Does this antiquate Grace? God forbid(s it). Rather are we no longer servants of the flesh but sons and heirs of God (Gall 4:7). Is Christ any less the Way, the Truth, and the Life now that man is more accountable for being what he is? More so. More approachable, emulable, liveable. We are to participate more consciously and concertedly in our salvation, because we consent to it, choose it and daily plant and reap toward the consummation of a mystic wedding. If we walk in the Way, then we too shall know the Immaculate Conception, wherein the Christed consciousness shall be born of the virgin soul fructified by the spiritualized mind. As Angelus Silesius expresses the mystic birth, "Though Christ a thousand times in Bethlehem be born, And not within thyself, thy soul will be forlorn." This mystery is the crux of Paul's message, "The mystery which has been withheld from ages and from generations, but now is made manifest to his saints... which is Christ in you, the hope of glory... that we may present every man perfect in Christ Jesus" (Col 1:26-28).
If the Church shepherds can not lead their flocks to green pasture and still water, the lambs will go to the wolves (Acts 20:29), or get smart fast. What is it to "be renewed in the spirit of your mind" (Eph 4:23)? What is it to no longer have "the understanding darkened" (Eph 4:18)? "The Spirit itself beareth witness with our spirit, that we are the children of God: And if children, then heirs; heirs of God and joint heirs with Christ" (Rom 8:16-17). This being so, our duty is to "Put... on the Lord Jesus Christ (Rom 13:14) and "Let this mind be in you which was also in Christ Jesus" (Phil 2:5). That was the mind that then said, Ye can not bear these things now. Can we now? Bold, treacherous, unfounded, you say? Rather arrogant not to. Belligerent resistance flouting demonstrable evidence and intuitive urging (action of the Holy Spirit).
Much that is oppressively obscure or overwrought in Christian theology reflects the insuperable difficulty of justifying God's wisdom and love in the absence of the twin laws of Consequence and Rebirth in which they are embodied. They make clear that each Ego's destiny is the product of all its "nows." Thoughts and deeds may assume far more purposefulness and effectuality with a full appreciation of their value and impact, knowing that there are no chances; that nothing is random; that the being and becoming of each of us is our own responsibility; that causality operates in our lives down to the last jot and tittle; that the mills of the gods grind slowly, and they also grind exceeding fine; that we are to be perfect, even as our Father in Heaven is perfect; that He has given us free will to choose our perfection and His Son to light the way and empower us to live like unto Him through the ministrations of the Holy Spirit, which, when sought, will guide us and illumine our minds. Most importantly, we are given time and occasion. Else how could we attain to such a sublime reality?

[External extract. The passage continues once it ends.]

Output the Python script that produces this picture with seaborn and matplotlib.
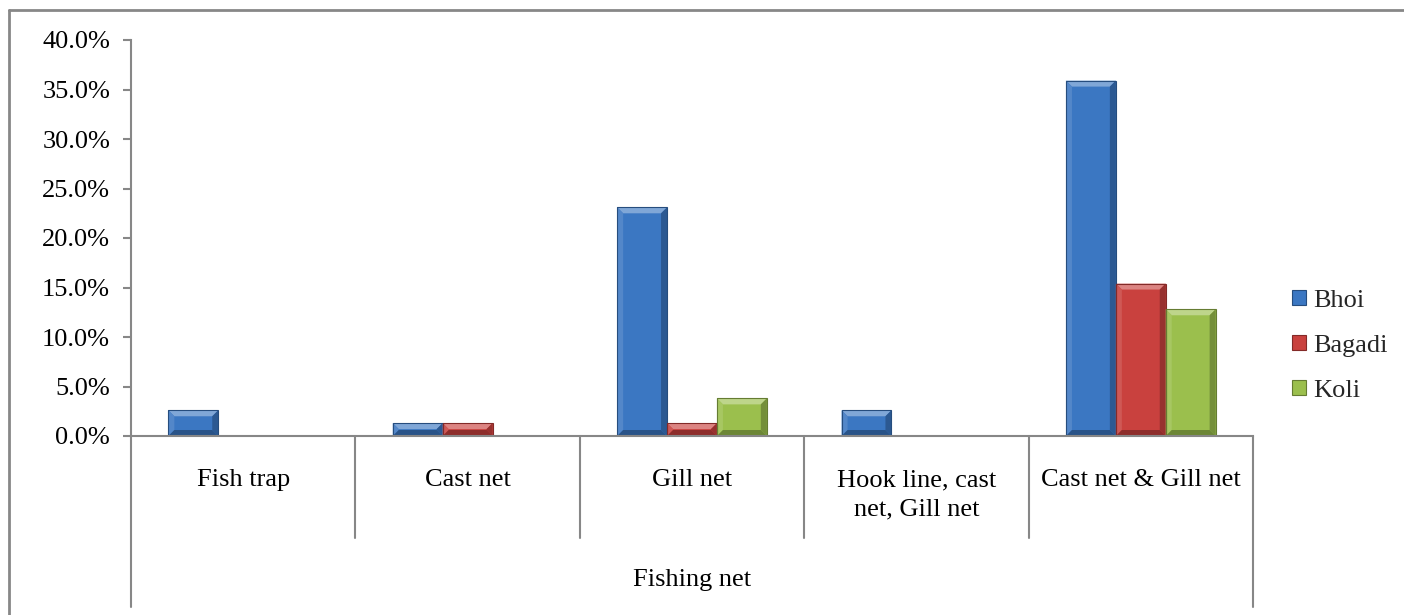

If we die not to the flesh before we die in the flesh, then we must be born again in the flesh to learn how, that we may be born in spirit and consciously enter the Kingdom of God (John 3:5). Physical death itself is no key to the Kingdom of Heaven. Christ is the key. Learning how to die in Christ is learning how to live Christ, to be Christ. Christ was not given to humanity prior to Golgotha. What then of them who preceded him? But for the saints resurrected between consummatum est and Easter morning, are all lost? And if the law was their schoolmaster, teaching them a spiritual grammar, don't they return to school the next year (life) to employ that grammar in higher lessons, eventually graduating from bondage to the flesh's letter to walk with their Teacher in the liberty of the Spirit? And what of those coming after, who fail a single lifespan's death test? What of them? Many Adams continue to eat of the sensual tree with abandon, oblivious to both the consequences of their actions and the existence of the spiritual antidote for the sting of death. What of them? And those righteous by the law, who already have their reward, such as it is. Are they lost? Surely not.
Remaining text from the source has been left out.